The courts have struggled with the issue, trying to figure out which clubs are truly private and which are essentially public.
The Supreme Court forced the Boys Clubs to admit girls, now they're known as the Boys & Girls Clubs. They ruled that since the Boys Club accepted all boys, it was essentially public, except for girls.
"The more restrictions put on a membership, the more likely it is a truly private club," said Frost.
Nancy Vollertsen, an employment lawyer with Lindquist & Vennum, says the "public" designation is covered by laws.
"Generally the discrimination laws prevent discrimination in the workplace or in places of 'public accommodation.' Private golf clubs are not open to the public, so it is not covered under the law," said Vollertsen.
"Several states, including MN, do have laws to make such discrimination tougher. For example, Minnesota denies property tax breaks to private golf clubs that discrimination," she added.
Minnesota's tax laws limit the number of dates golf clubs can have "men only" tournaments, as well. A property tax break is a big deal for such a large piece of property as a golf course.
"It doesn't prevent them from existing. It doesn't prevent them from having the discriminatory rules. It just prevents them from having a tax exemption," said Frost.
"As a golfer, I never understood why some clubs have 'men's day' – I don't think they play golf naked or anything!" laughed Vollertsen.
Minnesota played a key role in ending the men-only culture of many of America's civic organizations. The women of St. Paul's Jaycees won a victory in the US Supreme Court, forcing the national U.S. Jaycees to allow them to admit women.
Again, the ruling emphasized that the First Amendment Freedom of Assembly does allow private groups to pick their members, but the state is also allowed to fight gender discrimination.

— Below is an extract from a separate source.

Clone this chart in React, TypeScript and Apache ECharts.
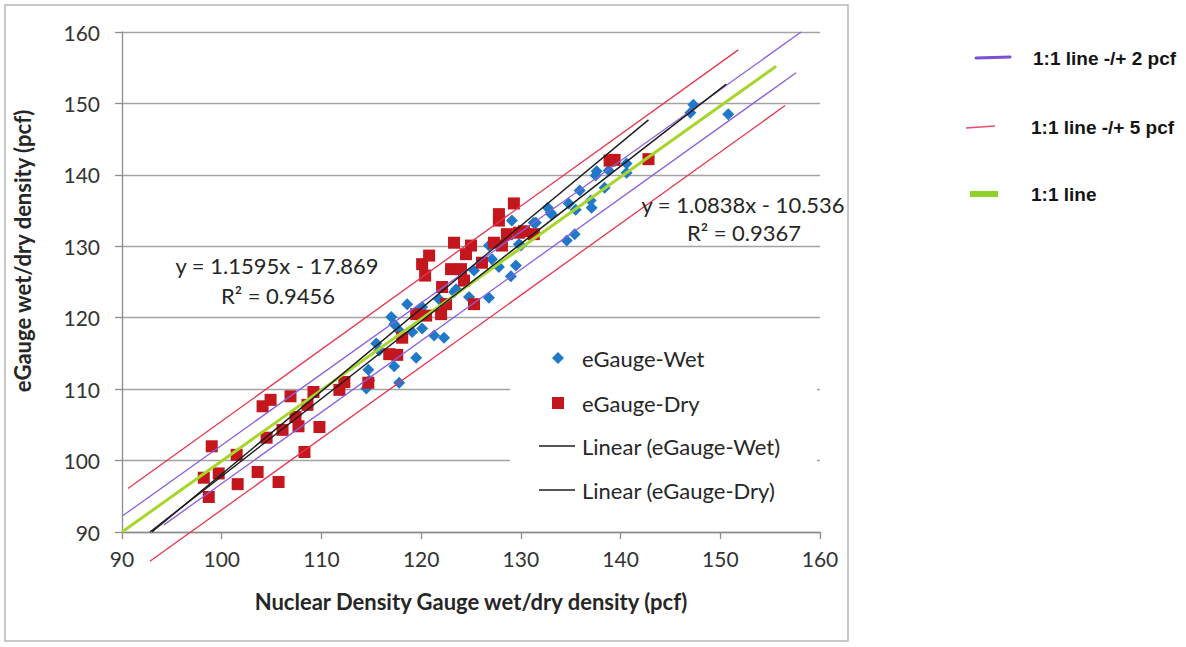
import React, { useEffect, useRef } from "react";
import * as echarts from "echarts";

// ---------- data ----------
const X_MIN = 90;
const X_MAX = 160;
const Y_MIN = 90;
const Y_MAX = 160;
const TICK_STEP = 10;

// eGauge wet density vs nuclear gauge wet density (pcf)
const WET: [number, number][] = [
  [114.5, 110.1], [114.8, 111.2], [114.7, 112.7], [115.5, 116.4], [115.8, 115.4],
  [117.3, 113.2], [117.8, 110.9], [117.0, 120.1], [117.3, 119.1], [117.8, 118.2],
  [118.6, 121.9], [119.5, 114.4], [119.1, 118.0], [120.1, 118.5], [121.3, 117.5],
  [122.3, 117.2], [119.8, 121.2], [123.3, 123.6], [120.1, 121.5], [121.8, 122.6],
  [123.5, 124.0], [124.8, 122.9], [126.8, 122.8], [125.3, 126.6], [127.1, 128.2],
  [127.8, 127.1], [129.5, 127.3], [129.0, 125.8], [126.8, 130.1], [129.8, 130.3],
  [129.1, 133.6], [131.3, 133.3], [133.0, 134.7], [132.7, 135.4], [133.1, 134.4],
  [131.5, 133.3], [130.0, 130.1], [134.6, 130.8], [135.4, 131.7], [134.8, 136.0],
  [135.5, 135.1], [137.1, 135.4], [137.0, 136.4], [135.9, 137.8], [138.4, 138.2],
  [137.5, 139.9], [137.6, 140.5], [138.8, 140.6], [140.6, 140.3], [140.6, 141.6],
  [147.0, 148.7], [147.3, 149.8], [150.8, 148.5],
];

// eGauge dry density vs nuclear gauge dry density (pcf)
const DRY: [number, number][] = [
  [99.0, 102.0], [98.2, 97.6], [98.7, 94.9], [99.7, 98.2], [101.5, 100.8],
  [101.6, 96.7], [103.6, 98.4], [105.7, 97.0], [104.5, 103.2], [104.1, 107.6],
  [104.9, 108.5], [106.1, 104.3], [106.9, 109.0], [107.4, 106.1], [107.7, 104.8],
  [108.3, 101.2], [108.6, 107.8], [109.2, 109.6], [109.8, 104.7], [111.8, 109.9],
  [112.3, 111.0], [114.7, 110.9], [116.8, 114.9], [117.6, 114.8], [118.1, 117.2],
  [119.5, 120.5], [120.5, 120.3], [122.0, 120.5], [122.5, 121.9], [122.1, 124.3],
  [120.4, 125.9], [120.1, 127.5], [120.8, 128.7], [123.3, 130.5], [125.0, 130.1],
  [124.5, 128.9], [126.1, 127.7], [123.0, 126.8], [124.0, 126.8], [124.3, 125.2],
  [125.3, 121.9], [127.3, 130.5], [128.6, 131.7], [129.8, 131.9], [131.3, 131.7],
  [127.8, 134.5], [127.8, 133.6], [129.3, 136.0], [128.1, 130.1], [130.3, 132.1],
  [138.9, 142.0], [139.4, 142.1], [142.8, 142.2],
];

// trend lines (end points as drawn)
const WET_TREND: [number, number][] = [[92.8, 90.0], [150.6, 152.7]];
const DRY_TREND: [number, number][] = [[93.0, 90.0], [142.8, 147.7]];

// hand-drawn reference lines (end points as drawn)
const ONE_TO_ONE: [number, number][] = [[90.0, 90.0], [155.6, 155.2]];
const PLUS_2: [number, number][] = [[90.1, 92.3], [158.1, 160.0]];
const MINUS_2: [number, number][] = [[94.2, 91.0], [157.6, 154.3]];
const PLUS_5: [number, number][] = [[90.6, 96.1], [151.8, 157.5]];
const MINUS_5: [number, number][] = [[92.8, 85.9], [156.5, 149.7]];

const WET_EQ = ["y = 1.0838x - 10.536", "R² = 0.9367"];
const DRY_EQ = ["y = 1.1595x - 17.869", "R² = 0.9456"];

const NAME_WET = "eGauge-Wet";
const NAME_DRY = "eGauge-Dry";
const NAME_WET_FIT = "Linear (eGauge-Wet)";
const NAME_DRY_FIT = "Linear (eGauge-Dry)";
const NAME_11 = "1:1 line";
const NAME_2 = "1:1 line -/+ 2 pcf";
const NAME_5 = "1:1 line -/+ 5 pcf";

const X_TITLE = "Nuclear Density Gauge wet/dry density (pcf)";
const Y_TITLE = "eGauge wet/dry density (pcf)";

// ---------- styles ----------
const FONT = "Lato, 'Open Sans', sans-serif";
const ARIAL = "'Liberation Sans', Arial, sans-serif";
const BLUE = "#1f78c8";
const RED = "#c3161d";
const PURPLE = "#8a5fe0";
const PINK = "#e8354f";
const GREEN = "#a6d62c";
const BLACK = "#1c1c1c";
const TXT = "#262626";

export default function App() {
  const ref = useRef<HTMLDivElement>(null);

  useEffect(() => {
    if (!ref.current) return;
    const chart = echarts.init(ref.current, undefined, { renderer: "svg" });

    const refLine = (name: string, data: [number, number][], color: string, width: number, z = 3) => ({
      name,
      type: "line",
      data,
      symbol: "none",
      clip: false,
      lineStyle: { color, width },
      itemStyle: { color },
      z,
      silent: true,
    });

    const option: any = {
      animation: false,
      backgroundColor: "#ffffff",
      grid: { left: 122, right: 366, top: 32, bottom: 115, containLabel: false },
      xAxis: {
        type: "value",
        min: X_MIN,
        max: X_MAX,
        interval: TICK_STEP,
        name: X_TITLE,
        nameLocation: "middle",
        nameGap: 58,
        nameTextStyle: { fontFamily: FONT, fontSize: 22, fontWeight: "bold", color: TXT },
        axisLine: { show: true, lineStyle: { color: "#8c8c8c", width: 1.3 } },
        axisTick: { show: true, length: 7, lineStyle: { color: "#8c8c8c", width: 1.3 } },
        axisLabel: { fontFamily: FONT, fontSize: 21, color: "#333", margin: 16 },
        splitLine: { show: false },
      },
      yAxis: {
        type: "value",
        min: Y_MIN,
        max: Y_MAX,
        interval: TICK_STEP,
        axisLine: { show: true, lineStyle: { color: "#8c8c8c", width: 1.3 } },
        axisTick: { show: true, length: 7, lineStyle: { color: "#8c8c8c", width: 1.3 } },
        axisLabel: { fontFamily: FONT, fontSize: 21, color: "#333", margin: 22 },
        splitLine: { show: true, lineStyle: { color: "#a3a3a3", width: 1.4 } },
      },
      legend: [
        {
          data: [
            { name: NAME_WET, icon: "diamond" },
            { name: NAME_DRY, icon: "rect" },
          ],
          orient: "vertical",
          left: 552,
          top: 347,
          padding: 0,
          itemWidth: 12,
          itemHeight: 12,
          itemGap: 23,
          selectedMode: false,
          textStyle: { fontFamily: FONT, fontSize: 22, color: TXT, lineHeight: 20, padding: [0, 0, 0, 13] },
        },
        {
          data: [
            { name: NAME_WET_FIT, icon: "rect" },
            { name: NAME_DRY_FIT, icon: "rect" },
          ],
          orient: "vertical",
          left: 539,
          top: 435,
          padding: 0,
          itemWidth: 36,
          itemHeight: 1.6,
          itemGap: 22,
          selectedMode: false,
          itemStyle: { color: BLACK },
          textStyle: { fontFamily: FONT, fontSize: 22, color: TXT, lineHeight: 20, padding: [0, 0, 0, 2] },
        },
      ],
      graphic: [
        {
          type: "rect",
          shape: { x: 5, y: 5, width: 843, height: 636 },
          style: { fill: "none", stroke: "#b8b8b8", lineWidth: 1.5 },
          z: -1,
          silent: true,
        },
        {
          type: "rect",
          shape: { x: 510, y: 332, width: 307, height: 190 },
          style: { fill: "#ffffff" },
          z: 1,
          silent: true,
        },
        {
          type: "text",
          x: 22,
          y: 251,
          rotation: Math.PI / 2,
          style: {
            text: Y_TITLE,
            font: `bold 22px ${FONT}`,
            fill: TXT,
            align: "center",
            verticalAlign: "middle",
          },
        },
        {
          type: "text",
          x: 277,
          y: 265,
          style: { text: DRY_EQ[0], font: `22px ${FONT}`, fill: TXT, align: "center", verticalAlign: "middle" },
          z: 5,
        },
        {
          type: "text",
          x: 278,
          y: 295,
          style: { text: DRY_EQ[1], font: `22px ${FONT}`, fill: TXT, align: "center", verticalAlign: "middle" },
          z: 5,
        },
        {
          type: "text",
          x: 743,
          y: 204,
          style: { text: WET_EQ[0], font: `22px ${FONT}`, fill: TXT, align: "center", verticalAlign: "middle" },
          z: 5,
        },
        {
          type: "text",
          x: 744,
          y: 232,
          style: { text: WET_EQ[1], font: `22px ${FONT}`, fill: TXT, align: "center", verticalAlign: "middle" },
          z: 5,
        },
        // right-hand legend for the hand-drawn lines
        {
          type: "line",
          shape: { x1: 976, y1: 58, x2: 1010, y2: 57 },
          style: { stroke: "#7b50d4", lineWidth: 3, lineCap: "round" },
        },
        {
          type: "text",
          x: 1033,
          y: 58,
          style: { text: NAME_2, font: `bold 19px ${ARIAL}`, fill: "#141414", verticalAlign: "middle" },
        },
        {
          type: "line",
          shape: { x1: 966, y1: 128, x2: 995, y2: 126 },
          style: { stroke: "#e0506a", lineWidth: 1.5 },
        },
        {
          type: "text",
          x: 1031,
          y: 127,
          style: { text: NAME_5, font: `bold 19px ${ARIAL}`, fill: "#141414", verticalAlign: "middle" },
        },
        {
          type: "line",
          shape: { x1: 970, y1: 194, x2: 998, y2: 194 },
          style: { stroke: "#8fd12a", lineWidth: 6 },
        },
        {
          type: "text",
          x: 1031,
          y: 194,
          style: { text: NAME_11, font: `bold 19px ${ARIAL}`, fill: "#141414", verticalAlign: "middle" },
        },
      ],
      series: [
        {
          name: NAME_WET,
          type: "scatter",
          data: WET,
          symbol: "diamond",
          symbolSize: 12,
          itemStyle: { color: BLUE, opacity: 1 },
          z: 2,
        },
        {
          name: NAME_DRY,
          type: "scatter",
          data: DRY,
          symbol: "rect",
          symbolSize: 12,
          itemStyle: { color: RED, opacity: 1 },
          z: 2,
        },
        refLine(NAME_11, ONE_TO_ONE, GREEN, 3),
        refLine(NAME_2, PLUS_2, PURPLE, 1.3),
        refLine(NAME_2, MINUS_2, PURPLE, 1.3),
        refLine(NAME_5, PLUS_5, PINK, 1.3),
        refLine(NAME_5, MINUS_5, PINK, 1.3),
        refLine(NAME_WET_FIT, WET_TREND, BLACK, 1.4, 4),
        refLine(NAME_DRY_FIT, DRY_TREND, BLACK, 1.4, 4),
      ],
    };

    chart.setOption(option);
    return () => chart.dispose();
  }, []);

  return (
    <div
      ref={ref}
      style={{ position: "fixed", left: 0, top: 0, width: 1186, height: 647, background: "#fff" }}
    />
  );
}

The court ruled that the Jaycees behaved more like a public organization, because it was accepting so many people. The Rotary, Kiwanis, and Lions clubs were also forced to admit women by the U.S. Supreme Court.
The Woman's Club of Minneapolis accepts male members. Still, gender only social clubs do exist in Minnesota: the St. Paul Mens Club, and Curves for Women - a gym that only has female members in most of its locations.
Many states have passed laws to specifically allow women-only gyms, citing safety concerns. Case law is still developing, but typically the courts have found those to be legal private clubs.
Of course, it's not always the legal obstacle that forces change. Augusta had pressure because one of the key sponsors of The Masters is IBM, and IBM's CEO has always been invited to become a member, until this past year, because the CEO is a woman.
Frost said in many cases public pressure can force quicker change than lawsuits.